• **What this task involves**: Omitting the pictures, copy exactly each line from the one containing "Write the React, TypeScript" up to and including the one containing "['#0000FF', '#FF0000', '#FFFF00', '#339966', '#000000'];".

________________________

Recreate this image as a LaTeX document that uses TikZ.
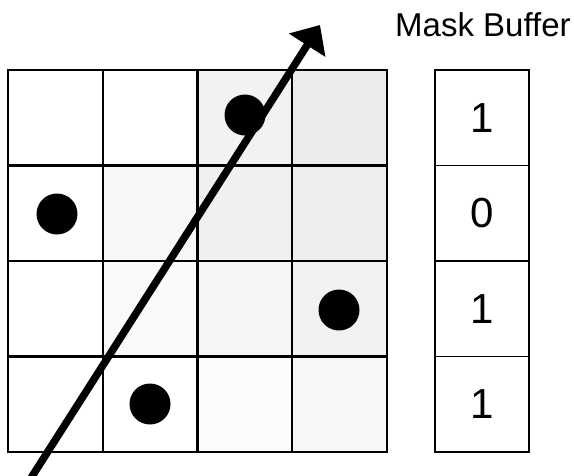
\documentclass[tikz,border=0pt]{standalone}
\usepackage{fontspec}
\setmainfont{Liberation Sans}
\usetikzlibrary{arrows.meta}
\begin{document}
\begin{tikzpicture}[x=1pt,y=-1pt,
  cell/.style={draw=black, line width=2.2pt, minimum width=94.75pt, minimum height=95.5pt, inner sep=0pt, outer sep=0pt},
  mcell/.style={draw=black, line width=1.8pt, minimum width=94pt, minimum height=95.5pt, inner sep=0pt, outer sep=0pt, font=\fontsize{42}{42}\selectfont},
  dot/.style={circle, fill=black, minimum size=41pt, inner sep=0pt},
  ray/.style={line width=7.5pt, -{Triangle[length=24pt,width=42pt]}}]
\useasboundingbox (0,0) rectangle (574,475);
% grid cells
\foreach \r/\c/\s in {0/0/white,0/1/white,0/2/black!5,0/3/black!8,
                      1/0/white,1/1/black!3,1/2/black!6,1/3/black!7,
                      2/0/white,2/1/black!2,2/2/black!4,2/3/black!5,
                      3/0/white,3/1/white,3/2/black!1,3/3/black!3}{
  \node[cell, fill=\s] (g\r\c) at ({8+94.75*(\c+0.5)},{70+95.5*(\r+0.5)}) {};
}
% mask buffer
\node[mcell] (m0) at (482,{70+95.5*0.5}) {1};
\node[mcell] (m1) at (482,{70+95.5*1.5}) {0};
\node[mcell] (m2) at (482,{70+95.5*2.5}) {1};
\node[mcell] (m3) at (482,{70+95.5*3.5}) {1};
\node[font=\fontsize{33}{33}\selectfont, anchor=base west, inner sep=0pt] (title) at (395,36) {Mask Buffer};
% samples
\node[dot] (d0) at (245,115) {};
\node[dot] (d1) at (57,214) {};
\node[dot] (d2) at (339,310) {};
\node[dot] (d3) at (150,404) {};
% ray
\coordinate (rs) at (31,478);
\coordinate (rt) at (320,25);
\draw[ray] (rs) -- (rt);
\end{tikzpicture}
\end{document}
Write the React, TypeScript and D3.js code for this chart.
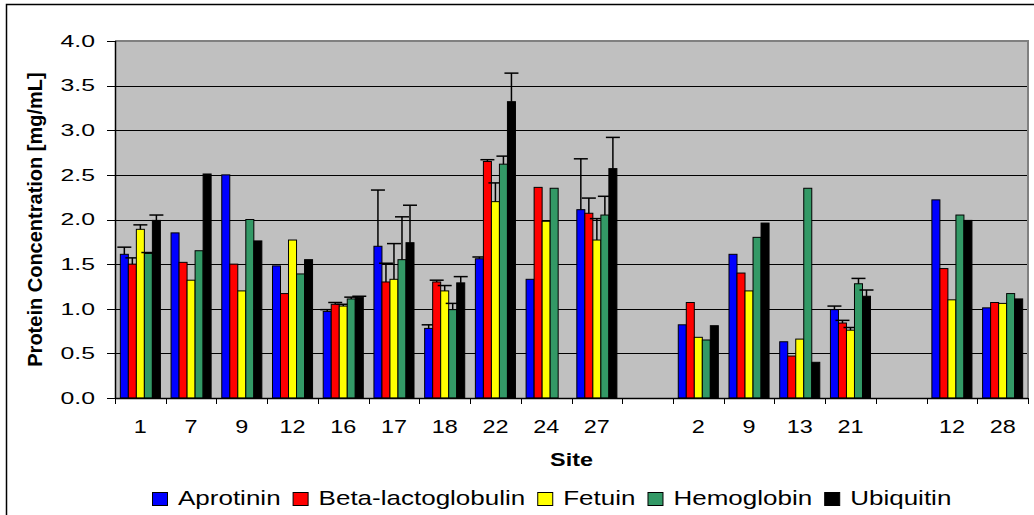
import React, { useEffect, useRef } from 'react';
import * as d3 from 'd3';

// site labels, empty strings are the gaps between site groups
const siteLabels = ['1', '7', '9', '12', '16', '17', '18', '22', '24', '27', '', '2', '9', '13', '21', '', '12', '28'];

const seriesNames = ['Aprotinin', 'Beta-lactoglobulin', 'Fetuin', 'Hemoglobin', 'Ubiquitin'];
const seriesColors = ['#0000FF', '#FF0000', '#FFFF00', '#339966', '#000000'];

const aprotinin = [1.61, 1.85, 2.50, 1.48, 0.97, 1.70, 0.78, 1.56, 1.33, 2.11, null, 0.82, 1.61, 0.63, 0.99, null, 2.22, 1.01];
const betaLactoglobulin = [1.50, 1.52, 1.50, 1.17, 1.05, 1.30, 1.30, 2.65, 2.36, 2.07, null, 1.07, 1.40, 0.47, 0.84, null, 1.45, 1.07];
const fetuin = [1.89, 1.32, 1.20, 1.77, 1.03, 1.33, 1.20, 2.20, 1.98, 1.77, null, 0.68, 1.20, 0.66, 0.76, null, 1.10, 1.06];
const hemoglobin = [1.62, 1.65, 2.00, 1.39, 1.11, 1.55, 0.99, 2.62, 2.35, 2.05, null, 0.65, 1.80, 2.35, 1.28, null, 2.05, 1.17];
const ubiquitin = [1.99, 2.51, 1.76, 1.55, 1.13, 1.74, 1.29, 3.32, null, 2.57, null, 0.81, 1.96, 0.40, 1.14, null, 1.99, 1.11];

// upper error bar sizes (0 = no bar)
const aprotininErr = [0.08, 0, 0, 0, 0.02, 0.63, 0.04, 0.02, 0, 0.57, 0, 0, 0, 0, 0.04, 0, 0, 0];
const betaErr = [0.07, 0, 0, 0, 0.02, 0.21, 0.02, 0.02, 0, 0.17, 0, 0, 0, 0, 0.03, 0, 0, 0];
const fetuinErr = [0.05, 0, 0, 0, 0.02, 0.40, 0.06, 0.21, 0, 0.24, 0, 0, 0, 0, 0.03, 0, 0, 0];
const hemoglobinErr = [0.01, 0, 0, 0, 0.02, 0.48, 0.07, 0.09, 0, 0.21, 0, 0, 0, 0, 0.06, 0, 0, 0];
const ubiquitinErr = [0.06, 0, 0, 0, 0.01, 0.42, 0.07, 0.32, 0, 0.35, 0, 0, 0, 0, 0.07, 0, 0, 0];

const yTicks = [0, 0.5, 1.0, 1.5, 2.0, 2.5, 3.0, 3.5, 4.0];

const FONT = '"Liberation Sans", Arial, sans-serif';

export default function App() {
  const svgRef = useRef<SVGSVGElement | null>(null);

  useEffect(() => {
    if (!svgRef.current) return;
    const svg = d3.select(svgRef.current);
    svg.selectAll('*').remove();

    const values = [aprotinin, betaLactoglobulin, fetuin, hemoglobin, ubiquitin];
    const errors = [aprotininErr, betaErr, fetuinErr, hemoglobinErr, ubiquitinErr];

    const left = 115, right = 1028, top = 41, bottom = 398;

    // outer chart frame
    svg.append('rect')
      .attr('x', 6.5).attr('y', 4.5)
      .attr('width', 1060).attr('height', 540)
      .attr('fill', '#fff').attr('stroke', '#000').attr('stroke-width', 1.5);

    const x0 = d3.scaleBand<number>()
      .domain(siteLabels.map((_, i) => i))
      .range([left, right])
      .paddingInner(0.21)
      .paddingOuter(0.105);

    const x1 = d3.scaleBand<number>()
      .domain(seriesNames.map((_, i) => i))
      .range([0, x0.bandwidth()]);

    const y = d3.scaleLinear().domain([0, 4]).range([bottom, top]);

    // plot area
    svg.append('rect')
      .attr('x', left).attr('y', top)
      .attr('width', right - left).attr('height', bottom - top)
      .attr('fill', '#C0C0C0');

    svg.append('g').selectAll('line')
      .data(yTicks.filter(t => t > 0 && t < 4))
      .enter().append('line')
      .attr('x1', left).attr('x2', right)
      .attr('y1', d => Math.round(y(d)) + 0.5)
      .attr('y2', d => Math.round(y(d)) + 0.5)
      .attr('stroke', '#000').attr('stroke-width', 1);

    svg.append('path')
      .attr('d', `M${left},${top} H${right} V${bottom}`)
      .attr('fill', 'none').attr('stroke', '#808080').attr('stroke-width', 2);

    // bars
    const groups = svg.append('g').selectAll('g')
      .data(seriesNames)
      .enter().append('g')
      .attr('fill', (_, s) => seriesColors[s]);

    groups.each(function (_, s) {
      const g = d3.select(this);
      const pts = values[s]
        .map((v, i) => ({ v, i, e: errors[s][i] }))
        .filter(d => d.v !== null) as { v: number; i: number; e: number }[];

      g.selectAll('rect')
        .data(pts)
        .enter().append('rect')
        .attr('x', d => x0(d.i)! + x1(s)!)
        .attr('y', d => y(d.v))
        .attr('width', x1.bandwidth())
        .attr('height', d => y(0) - y(d.v))
        .attr('stroke', '#000')
        .attr('stroke-width', 1);

      const errPts = pts.filter(d => d.e > 0);
      const cx = (d: { i: number }) => x0(d.i)! + x1(s)! + x1.bandwidth() / 2;

      g.selectAll('line.err')
        .data(errPts)
        .enter().append('line')
        .attr('class', 'err')
        .attr('x1', cx).attr('x2', cx)
        .attr('y1', d => y(d.v)).attr('y2', d => y(d.v + d.e))
        .attr('stroke', '#000').attr('stroke-width', 1.5);

      g.selectAll('line.cap')
        .data(errPts)
        .enter().append('line')
        .attr('class', 'cap')
        .attr('x1', d => cx(d) - 7).attr('x2', d => cx(d) + 7)
        .attr('y1', d => y(d.v + d.e)).attr('y2', d => y(d.v + d.e))
        .attr('stroke', '#000').attr('stroke-width', 1.5);
    });

    // axes
    svg.append('line')
      .attr('x1', left + 0.5).attr('x2', left + 0.5)
      .attr('y1', top).attr('y2', bottom)
      .attr('stroke', '#000').attr('stroke-width', 1.5);
    svg.append('line')
      .attr('x1', left).attr('x2', right)
      .attr('y1', bottom + 0.5).attr('y2', bottom + 0.5)
      .attr('stroke', '#000').attr('stroke-width', 1.5);

    svg.append('g').selectAll('line')
      .data(yTicks)
      .enter().append('line')
      .attr('x1', left - 8).attr('x2', left)
      .attr('y1', d => Math.round(y(d)) + 0.5)
      .attr('y2', d => Math.round(y(d)) + 0.5)
      .attr('stroke', '#000');

    svg.append('g').selectAll('text')
      .data(yTicks)
      .enter().append('text')
      .attr('transform', d => `translate(95,${y(d) + 5.8}) scale(1.55,1)`)
      .attr('text-anchor', 'end')
      .attr('font-family', FONT)
      .attr('font-size', 16)
      .attr('fill', '#000')
      .text(d => d.toFixed(1));

    const step = x0.step();
    svg.append('g').selectAll('line')
      .data(d3.range(siteLabels.length + 1))
      .enter().append('line')
      .attr('x1', i => Math.round(left + i * step) + 0.5)
      .attr('x2', i => Math.round(left + i * step) + 0.5)
      .attr('y1', bottom).attr('y2', bottom + 6)
      .attr('stroke', '#000');

    svg.append('g').selectAll('text')
      .data(siteLabels)
      .enter().append('text')
      .attr('transform', (_, i) => `translate(${x0(i)! + x0.bandwidth() / 2},433) scale(1.3,1)`)
      .attr('text-anchor', 'middle')
      .attr('font-family', FONT)
      .attr('font-size', 18)
      .attr('fill', '#000')
      .text(d => d);

    // axis titles
    svg.append('text')
      .attr('transform', `translate(${(left + right) / 2},466) scale(1.3,1)`)
      .attr('text-anchor', 'middle')
      .attr('font-family', FONT)
      .attr('font-size', 18)
      .attr('font-weight', 'bold')
      .text('Site');

    svg.append('text')
      .attr('transform', `translate(41.5,${(top + bottom) / 2}) rotate(-90)`)
      .attr('text-anchor', 'middle')
      .attr('font-family', FONT)
      .attr('font-size', 20)
      .attr('font-weight', 'bold')
      .text('Protein Concentration [mg/mL]');

    // legend, laid out left to right using measured text widths
    const legend = svg.append('g');
    let lx = 152;
    seriesNames.forEach((name, s) => {
      legend.append('rect')
        .attr('x', lx + 0.5).attr('y', 492.5)
        .attr('width', 15).attr('height', 13)
        .attr('fill', seriesColors[s])
        .attr('stroke', '#000').attr('stroke-width', 1);
      const t = legend.append('text')
        .attr('transform', `translate(${lx + 26},505) scale(1.3,1)`)
        .attr('font-family', FONT)
        .attr('font-size', 20)
        .attr('fill', '#000')
        .text(name);
      const w = (t.node() as SVGTextElement).getComputedTextLength() * 1.3;
      lx += 26 + w + 12;
    });
  }, []);

  return (
    <svg
      ref={svgRef}
      width={1034}
      height={515}
      style={{ position: 'absolute', left: 0, top: 0, background: '#fff' }}
    />
  );
}
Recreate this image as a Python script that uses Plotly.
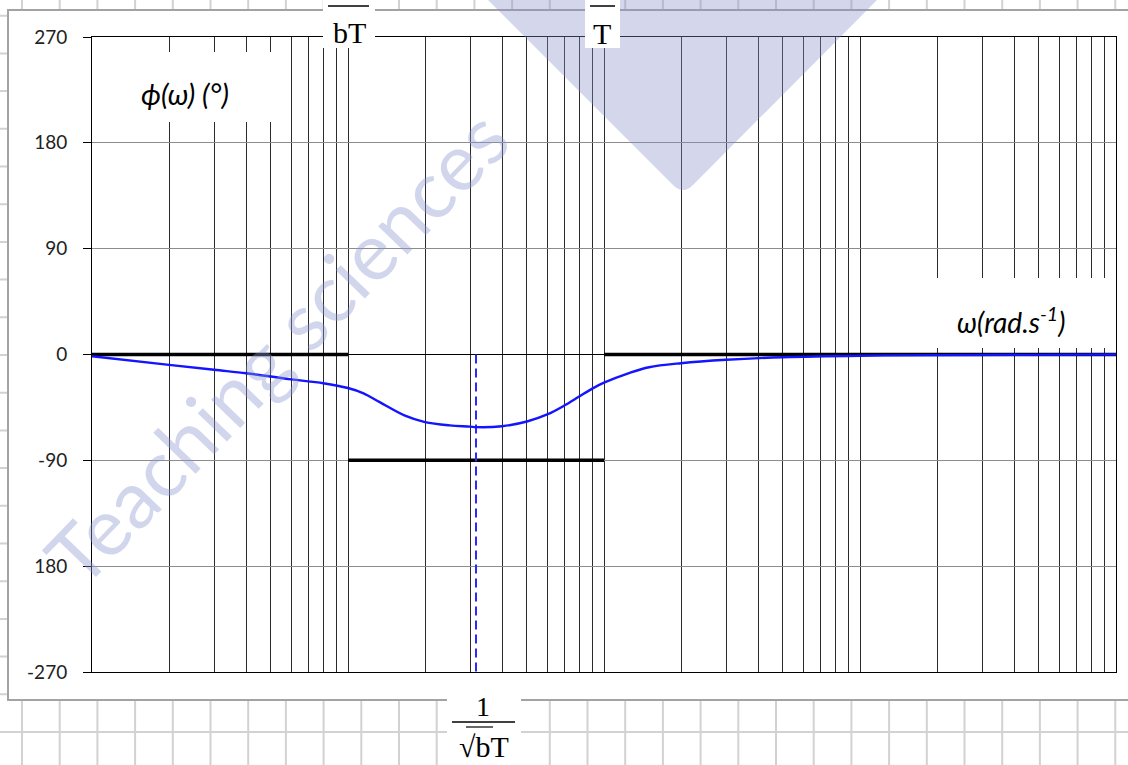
import math
import plotly.graph_objects as go

# Phase response of the correction network, read at selected pulsations (rad/s)
omega = [1, 2, 3, 4, 5, 6, 8, 10, 11.5, 13.3, 16.7, 20, 25, 30, 31.6, 40, 50, 60, 70, 80, 90,
         100, 126, 150, 200, 300, 500, 1000, 2000, 10000]
phase = [-1.5, -8.8, -13, -15.9, -18.7, -21.2, -24.4, -28.5, -33, -40.5, -52, -57.5, -60.3,
         -61.3, -61.8, -61, -57, -51, -43.4, -35.7, -29, -24, -15.6, -10.8, -7.4, -4.5, -2.3,
         -1, -0.5, 0]

# Break pulsations 1/bT and 1/T, and the asymptotic phase on each band
omega_bT = 10
omega_T = 100
asym_x = [1, omega_bT, None, omega_bT, omega_T, None, omega_T, 10000]
asym_y = [0, 0, None, -90, -90, None, 0, 0]
omega_m = math.sqrt(omega_bT * omega_T)

phase_ticks = [-270, -180, -90, 0, 90, 180, 270]
phase_labels = ["-270", "180", "-90", "0", "90", "180", "270"]

log_grid = [m * 10 ** k for k in range(4) for m in range(1, 10)] + [10000]

W, H = 1128, 765
L, R, T, B = 92, 12, 37, 93


def fx(px):
    return (px - L) / (W - L - R)


def fy(py):
    return (H - B - py) / (H - T - B)


fig = go.Figure()

fig.add_trace(go.Scatter(x=asym_x, y=asym_y, mode="lines",
                         line=dict(color="black", width=3.5),
                         hoverinfo="skip", showlegend=False))
fig.add_trace(go.Scatter(x=[omega_m, omega_m], y=[0, -270], mode="lines",
                         line=dict(color="#2a2aff", width=2, dash="9px,5px"),
                         hoverinfo="skip", showlegend=False))
fig.add_trace(go.Scatter(x=omega, y=phase, mode="lines",
                         line=dict(color="#1414ff", width=2.4, shape="spline", smoothing=1.0),
                         hoverinfo="skip", showlegend=False))

shapes = []
# spreadsheet cells behind the chart
for k in range(31):
    x = 22 + 37.7 * k
    shapes.append(dict(type="line", xref="paper", yref="paper", layer="below",
                       x0=fx(x), x1=fx(x), y0=fy(0), y1=fy(H),
                       line=dict(color="#d2d2d2", width=2)))
for k in range(-1, 21):
    y = 732 - 37.7 * k
    shapes.append(dict(type="line", xref="paper", yref="paper", layer="below",
                       x0=fx(0), x1=fx(W), y0=fy(y), y1=fy(y),
                       line=dict(color="#d2d2d2", width=2)))
# chart frame
shapes.append(dict(type="rect", xref="paper", yref="paper", layer="below",
                   x0=fx(8), x1=fx(1140), y0=fy(10), y1=fy(700),
                   fillcolor="white", line=dict(color="#a3a3a3", width=2)))

# logo watermark
dpath = "M {},{} L {},{} Q {},{} {},{} L {},{} Z".format(
    fx(485), fy(-3), fx(672), fy(184), fx(683), fy(196), fx(694), fy(184), fx(880), fy(-3))
shapes.append(dict(type="path", xref="paper", yref="paper", layer="above", path=dpath,
                   fillcolor="rgba(135,144,201,0.36)", line=dict(width=0)))


def white_box(x0, y0, x1, y1):
    shapes.append(dict(type="rect", xref="paper", yref="paper", layer="above",
                       x0=fx(x0), x1=fx(x1), y0=fy(y0), y1=fy(y1),
                       fillcolor="white", line=dict(width=0)))


def hline(x0, x1, y, w=1.5):
    shapes.append(dict(type="line", xref="paper", yref="paper", layer="above",
                       x0=fx(x0), x1=fx(x1), y0=fy(y), y1=fy(y),
                       line=dict(color="black", width=w)))


white_box(323, 0, 375, 48)
white_box(585, 0, 620, 48)
white_box(447, 698, 521, 765)
white_box(100, 52, 284, 122)
white_box(930, 278, 1112, 348)
hline(328, 369, 6)
hline(590, 615, 6)
hline(452, 515, 722)
hline(466, 493, 727, 1.2)

annotations = [
    dict(text="Teaching sciences", x=fx(276), y=fy(346), xref="paper", yref="paper",
         showarrow=False, textangle=-46,
         font=dict(family="Lato", size=80, color="rgba(140,152,210,0.40)")),
    dict(text="bT", x=fx(349), y=fy(32), font=dict(family="Liberation Serif", size=30)),
    dict(text="T", x=fx(602), y=fy(33), font=dict(family="Liberation Serif", size=30)),
    dict(text="1", x=fx(483), y=fy(706), font=dict(family="Liberation Serif", size=28)),
    dict(text="√bT", x=fx(484), y=fy(746), font=dict(family="Liberation Serif", size=30)),
    dict(text="<i>ϕ(ω) (°)</i>", x=fx(185), y=fy(93), font=dict(family="Lato", size=29)),
    dict(text="<i>ω(rad.s<sup>-1</sup>)</i>", x=fx(1011), y=fy(320),
         font=dict(family="Lato", size=28)),
]
for a in annotations:
    a.setdefault("xref", "paper")
    a.setdefault("yref", "paper")
    a.setdefault("showarrow", False)
    a.setdefault("xanchor", "center")
    a.setdefault("yanchor", "middle")
    a["font"].setdefault("color", "black")

fig.update_layout(
    width=W, height=H, autosize=False,
    margin=dict(l=L, r=R, t=T, b=B, pad=0),
    paper_bgcolor="white", plot_bgcolor="rgba(0,0,0,0)",
    shapes=shapes, annotations=annotations, showlegend=False,
    xaxis=dict(type="log", range=[0, 4], tickvals=log_grid, showticklabels=False,
               ticks="", showgrid=True, gridcolor="#2b2b2b", gridwidth=1,
               showline=True, mirror=True, linecolor="black", linewidth=1,
               zeroline=False),
    yaxis=dict(range=[-270, 270], tickvals=phase_ticks, ticktext=phase_labels,
               ticks="outside", ticklen=8, tickcolor="black", tickwidth=1,
               ticklabelstandoff=12,
               tickfont=dict(family="Lato", size=19, color="#222"),
               showgrid=True, gridcolor="#8c8c8c", gridwidth=1,
               showline=True, mirror=True, linecolor="black", linewidth=1,
               zeroline=True, zerolinecolor="black", zerolinewidth=1),
)

fig.write_html("out.html")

________________________

• **Exercise solution**:
Write the React, TypeScript and D3.js code for this chart.
import React, { useEffect, useRef } from 'react';
import * as d3 from 'd3';

// site labels, empty strings are the gaps between site groups
const siteLabels = ['1', '7', '9', '12', '16', '17', '18', '22', '24', '27', '', '2', '9', '13', '21', '', '12', '28'];

const seriesNames = ['Aprotinin', 'Beta-lactoglobulin', 'Fetuin', 'Hemoglobin', 'Ubiquitin'];
const seriesColors = ['#0000FF', '#FF0000', '#FFFF00', '#339966', '#000000'];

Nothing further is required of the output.